Adams, W.A. (July, 2014). Creativity and Consciousness. RoSE – Research on Steiner Education Vol.5 No.1 2014. ISSN 1891-6511 (online at http://www.rosejourn.com/index.php/rose/article/view/187/198).
In this article, I proposed that creativity is a natural phenomenon, part of the very structure and function of consciousness. It’s not a skill that’s learned, not a genetic talent, but part of the definition of consciousness.
In order to make that argument, I provided an analysis of the smallest unit of consciousness, the quantum of consciousness, so to speak. I drew that analysis from my 2012 book, Scientific Introspection: A Method For Investigating the Mind (see http://billadamsphd.net/) .

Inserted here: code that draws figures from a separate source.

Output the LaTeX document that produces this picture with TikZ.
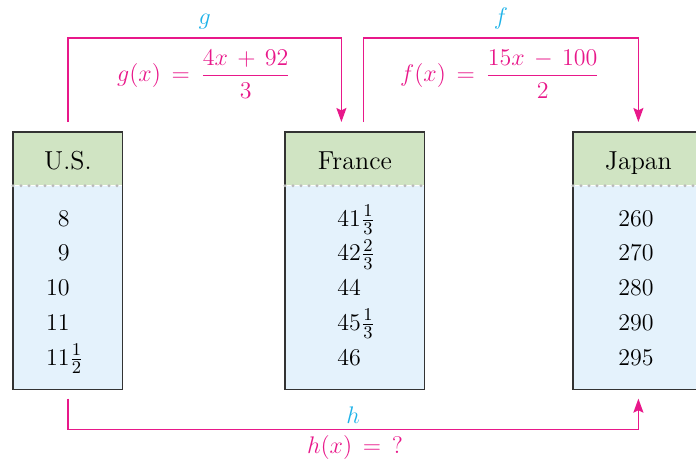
\documentclass[tikz,border=0pt]{standalone}
\usepackage{amsmath}
\usetikzlibrary{arrows.meta,positioning}
\definecolor{linkpink}{RGB}{232,24,138}
\definecolor{labelcyan}{RGB}{30,178,232}
\definecolor{headgreen}{RGB}{208,228,195}
\definecolor{bodyblue}{RGB}{228,242,252}
\definecolor{boxgray}{RGB}{51,51,51}
\definecolor{dotgray}{RGB}{185,185,185}

\begin{document}
\begin{tikzpicture}[x=0.5pt,y=0.5pt,font=\fontsize{13}{15.6}\selectfont,
 head/.style={fill=headgreen,anchor=north west,inner sep=0pt,minimum width=#1,minimum height=26.5pt,text height=10.5pt,text depth=0pt},
 body/.style={fill=bodyblue,inner sep=0pt,minimum width=#1,minimum height=101.5pt},
 frame/.style={draw=boxgray,line width=0.6pt},
 dotrule/.style={draw=dotgray,line width=1.6pt,line cap=round,dash pattern=on 0pt off 4pt},
 val/.style={inner sep=0pt},
 link/.style={draw=linkpink,line width=0.8pt},
 arr/.style={link,-{Stealth[length=7pt,width=5pt,inset=1.2pt]}},
 fnlabel/.style={text=labelcyan,inner sep=1pt},
 rule/.style={text=linkpink,inner sep=1pt}]
\useasboundingbox (0,0) rectangle (696,-461);
\clip (0,0) rectangle (696,-461);
% the three tables
\node[head=54.5pt] (usHead) at (13,-132) {U.S.};
\node[body=54.5pt,below=0pt of usHead] (usBody) {};
\node[head=69.5pt] (frHead) at (285,-132) {France};
\node[body=69.5pt,below=0pt of frHead] (frBody) {};
\node[head=65pt] (jpHead) at (573,-132) {Japan};
\node[body=65pt,below=0pt of jpHead] (jpBody) {};
\foreach \c in {us,fr,jp} {
  \draw[frame] (\c Head.north west) rectangle (\c Body.south east);
  \draw[dotrule] (\c Body.north west) -- (\c Body.north east);
}
\foreach \v [count=\i] in {8,9,10,11,11\rlap{$\frac{1}{2}$}}
  \node[val,anchor=base east] (us-\i) at (70,{-226-34.8*(\i-1)}) {$\v$};
\foreach \v [count=\i] in {41\frac{1}{3},42\frac{2}{3},44,45\frac{1}{3},46}
  \node[val,anchor=base west] (fr-\i) at (337,{-226-34.8*(\i-1)}) {$\v$};
\foreach \v [count=\i] in {260,270,280,290,295}
  \node[val,anchor=base] (jp-\i) at (636,{-226-34.8*(\i-1)}) {$\v$};
% the three maps
\draw[arr] ([yshift=5pt]usHead.north) -- ++(0,84)
  -| node[fnlabel,pos=0.25,above=3pt] (gName) {$g$} ([xshift=-6.75pt,yshift=5pt]frHead.north);
\draw[arr] ([xshift=4.25pt,yshift=5pt]frHead.north) -- ++(0,84)
  -| node[fnlabel,pos=0.25,above=3pt] (fName) {$f$} ([yshift=5pt]jpHead.north);
\draw[arr] ([yshift=-4.5pt]usBody.south) -- ++(0,-31)
  -| node[fnlabel,pos=0.25,above=1.5pt] (hName) {$h$} ([yshift=-4.5pt]jpBody.south);
\node[rule] (gRule) at (204,-74) {$g(x) \,=\, \dfrac{4x \,+\, 92}{3}$};
\node[rule] (fRule) at (500,-74) {$f(x) \,=\, \dfrac{15x \,-\, 100}{2}$};
\node[rule] (hRule) at (355,-447) {$h(x) \,=\, {?}$};
\end{tikzpicture}
\end{document}
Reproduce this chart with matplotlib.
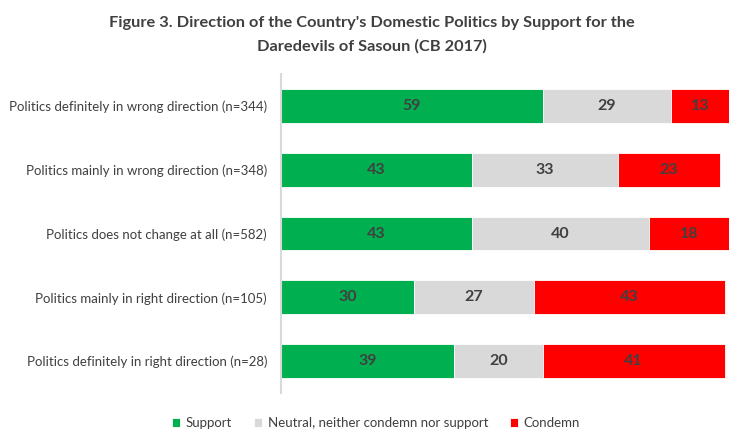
import numpy as np
import matplotlib.pyplot as plt

plt.rcParams["font.family"] = ["Lato", "DejaVu Sans"]

# categories top to bottom
categories = [
    "Politics definitely in wrong direction (n=344)",
    "Politics mainly in wrong direction (n=348)",
    "Politics does not change at all (n=582)",
    "Politics mainly in right direction (n=105)",
    "Politics definitely in right direction (n=28)",
]
support = [59, 43, 43, 30, 39]
neutral = [29, 33, 40, 27, 20]
condemn = [13, 23, 18, 43, 41]

series_names = ["Support", "Neutral, neither condemn nor support", "Condemn"]
colors = ["#00B050", "#D9D9D9", "#FF0000"]
text_col = "#404040"

fig = plt.figure(figsize=(7.43, 4.43), dpi=100)
ax = fig.add_axes([281 / 743, 1 - 393 / 443, (729 - 281) / 743, (393 - 74) / 443])

y = np.arange(len(categories))
left = np.zeros(len(categories))
for vals, name, col in zip([support, neutral, condemn], series_names, colors):
    vals = np.array(vals, dtype=float)
    bars = ax.barh(y, vals, left=left, height=0.53, color=col, label=name,
                   edgecolor="white", linewidth=0.6)
    for b, v in zip(bars, vals):
        ax.text(b.get_x() + b.get_width() / 2, b.get_y() + b.get_height() / 2,
                f"{v:.0f}", ha="center", va="center", fontsize=11.5,
                fontweight="bold", color=text_col)
    left += vals

ax.set_xlim(0, 101)
ax.set_ylim(len(categories) - 0.5, -0.5)
ax.set_yticks(y)
ax.set_yticklabels(categories, fontsize=9.5, color=text_col)
ax.tick_params(axis="y", length=0, pad=10)
ax.set_xticks([])
for s in ["top", "right", "bottom"]:
    ax.spines[s].set_visible(False)
ax.spines["left"].set_color("#D9D9D9")
ax.spines["left"].set_linewidth(1.5)

fig.text(0.5, 0.947, "Figure 3. Direction of the Country's Domestic Politics by Support for the",
         ha="center", va="center", fontsize=11.8, fontweight="bold", color="#404040")
fig.text(0.5, 0.896, "Daredevils of Sasoun (CB 2017)",
         ha="center", va="center", fontsize=11.8, fontweight="bold", color="#404040")

fig.legend(loc="center", bbox_to_anchor=(0.506, 1 - 423 / 443), ncol=3, frameon=False,
           fontsize=9.5, handlelength=0.65, handleheight=0.65, columnspacing=1.65,
           handletextpad=0.4, labelcolor=text_col)

fig.savefig("out.png", dpi=100)
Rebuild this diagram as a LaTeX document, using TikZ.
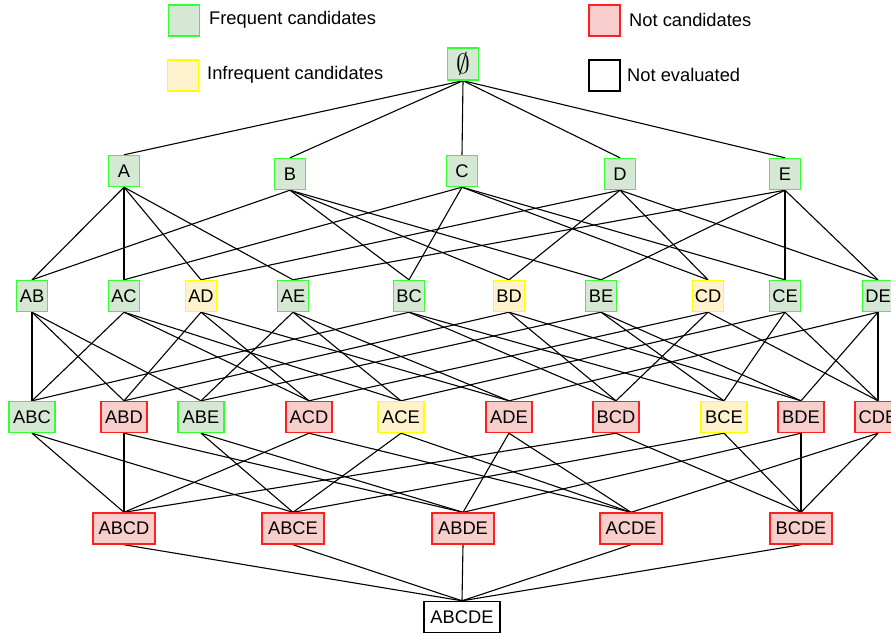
\documentclass[tikz,border=0pt]{standalone}
\usepackage{fontspec}
\usepackage{graphicx}
\setmainfont{Liberation Sans}
\usetikzlibrary{backgrounds}

\definecolor{freqfill}{HTML}{D5E8D4}
\definecolor{freqline}{HTML}{33FF33}
\definecolor{infreqfill}{HTML}{FFF2CC}
\definecolor{infreqline}{HTML}{FFFF00}
\definecolor{notfill}{HTML}{F8CECC}
\definecolor{notline}{HTML}{FF2020}

\tikzset{
  item/.style={draw, line width=1.4pt, inner sep=0pt, minimum height=31pt,
    font=\fontsize{18.3}{20}\selectfont},
  freq/.style={item, fill=freqfill, draw=freqline},
  infreq/.style={item, fill=infreqfill, draw=infreqline},
  notcand/.style={item, fill=notfill, draw=notline},
  noteval/.style={item, fill=white, draw=black},
  w1/.style={minimum width=31pt},
  w3/.style={minimum width=46pt},
  w4/.style={minimum width=62pt},
  w5/.style={minimum width=76pt},
  link/.style={line width=1.1pt, black},
  legtext/.style={anchor=west, inner sep=0pt, font=\fontsize{18.3}{20}\selectfont},
}

\begin{document}
\begin{tikzpicture}[x=1pt, y=-1pt]
\useasboundingbox (0,0) rectangle (891,633);

% legend
\node[freq, minimum width=31pt] (lgfreq) at (184,20.5) {};
\node[legtext] (lgfreqt) at (209,20) {Frequent candidates};
\node[infreq, minimum width=31pt] (lginf) at (183,75.5) {};
\node[legtext] (lginft) at (207,75) {Infrequent candidates};
\node[notcand, minimum width=31pt] (lgnot) at (604.5,20.5) {};
\node[legtext] (lgnott) at (629,20) {Not candidates};
\node[noteval, minimum width=31pt] (lgeval) at (604.5,75.5) {};
\node[legtext] (lgevalt) at (627,75) {Not evaluated};

% level 0
\node[freq, w1, minimum height=32pt] (E0) at (463,64) {\scalebox{1.6}{$\emptyset$}};

% level 1
\node[freq, w1] (A) at (124,171) {A};
\node[freq, w1] (B) at (290,174) {B};
\node[freq, w1] (C) at (462,171) {C};
\node[freq, w1] (D) at (620,174) {D};
\node[freq, w1] (E) at (785,174) {E};

% level 2
\node[freq, w1]   (AB) at (32,296)  {AB};
\node[freq, w1]   (AC) at (124,296) {AC};
\node[infreq, w1] (AD) at (201,296) {AD};
\node[freq, w1]   (AE) at (293,296) {AE};
\node[freq, w1]   (BC) at (409,296) {BC};
\node[infreq, w1] (BD) at (509,296) {BD};
\node[freq, w1]   (BE) at (601,296) {BE};
\node[infreq, w1] (CD) at (708,296) {CD};
\node[freq, w1]   (CE) at (785,296) {CE};
\node[freq, w1]   (DE) at (878,296) {DE};

% level 3
\node[freq, w3]    (ABC) at (32,417)  {ABC};
\node[notcand, w3] (ABD) at (124,417) {ABD};
\node[freq, w3]    (ABE) at (201,417) {ABE};
\node[notcand, w3] (ACD) at (309,417) {ACD};
\node[infreq, w3]  (ACE) at (401,417) {ACE};
\node[notcand, w3] (ADE) at (509,417) {ADE};
\node[notcand, w3] (BCD) at (616,417) {BCD};
\node[infreq, w3]  (BCE) at (724,417) {BCE};
\node[notcand, w3] (BDE) at (801,417) {BDE};
\node[notcand, w3] (CDE) at (878,417) {CDE};

% level 4
\node[notcand, w4] (ABCD) at (124,528.5) {ABCD};
\node[notcand, w4] (ABCE) at (293,528.5) {ABCE};
\node[notcand, w4] (ABDE) at (463,528.5) {ABDE};
\node[notcand, w4] (ACDE) at (631,528.5) {ACDE};
\node[notcand, w4] (BCDE) at (801,528.5) {BCDE};

% level 5
\node[noteval, w5] (ABCDE) at (462,617) {ABCDE};

% subset links
\begin{scope}[on background layer]
\foreach \p/\c in {E0/A, E0/B, E0/C, E0/D, E0/E,
  A/AB, A/AC, A/AD, A/AE, B/AB, B/BC, B/BD, B/BE,
  C/AC, C/BC, C/CD, C/CE, D/AD, D/BD, D/CD, D/DE,
  E/AE, E/BE, E/CE, E/DE,
  AB/ABC, AB/ABD, AB/ABE, AC/ABC, AC/ACD, AC/ACE,
  AD/ABD, AD/ACD, AD/ADE, AE/ABE, AE/ACE, AE/ADE,
  BC/ABC, BC/BCD, BC/BCE, BD/ABD, BD/BCD, BD/BDE,
  BE/ABE, BE/BCE, BE/BDE, CD/ACD, CD/BCD, CD/CDE,
  CE/ACE, CE/BCE, CE/CDE, DE/ADE, DE/BDE, DE/CDE,
  ABC/ABCD, ABC/ABCE, ABD/ABCD, ABD/ABDE, ABE/ABCE, ABE/ABDE,
  ACD/ABCD, ACD/ACDE, ACE/ABCE, ACE/ACDE, ADE/ABDE, ADE/ACDE,
  BCD/ABCD, BCD/BCDE, BCE/ABCE, BCE/BCDE, BDE/ABDE, BDE/BCDE,
  CDE/ACDE, CDE/BCDE,
  ABCD/ABCDE, ABCE/ABCDE, ABDE/ABCDE, ACDE/ABCDE, BCDE/ABCDE}
  \draw[link] (\p.south) -- (\c.north);
\end{scope}
\end{tikzpicture}
\end{document}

I described the tiniest, irreducible atom of consciousness as a repeating cycle. Imagine two circles, a few inches apart. One is subjectivity, which contains our sense of self. The other is objectivity, a thing with no sense of self. The action is that subjectivity wants to “eat” objectivity, converting it into itself, a thing with a sense of self. When subjectivity does that, it is satisfied, for a moment at least. Then the cycle repeats. That is the smallest possible unit of consciousness.
Subjectivity reaches beyond itself, always searching for objectivity it can consume. That is what drives subjectivity, basically a kind of curiosity, a desire to know the other, to consume that which is alien. That is what makes it go. That drive is what makes us go. At bottom then, consciousness is creatively curious, motivated to enlarge itself by knowing whatever is alien.
The editors of the journal liked this idea, but said, basically, “How do you know all this stuff?” So I had to write a section on methodology, explaining how I came to discover that creativity is at the foundation of consciousness. The short answer is, introspection. I explain that introspection is a kind of empiricism, not incompatible with scientific empiricism. Scientific introspection, as I envision it, involves meditation for examination of the structure of consciousness. I extracted that material also from my book, Scientific Introspection.
The whole article is extremely compressed, jamming decades worth of research and a book full of writing into a few thousand words. Writing it was a difficult exercise in deciding what to say and what to leave out. I think the result is very dense, what the journal editor kindly described as “concise.” Somebody might read it. Somebody might understand it.
Writing this article was an exercise I’d like to take much farther: to translate my most theoretical and philosophical works, which are virtually impenetrable, into highly accessible creative nonfiction. I don’t think this article was successful in that regard, but showed me how far I have to go.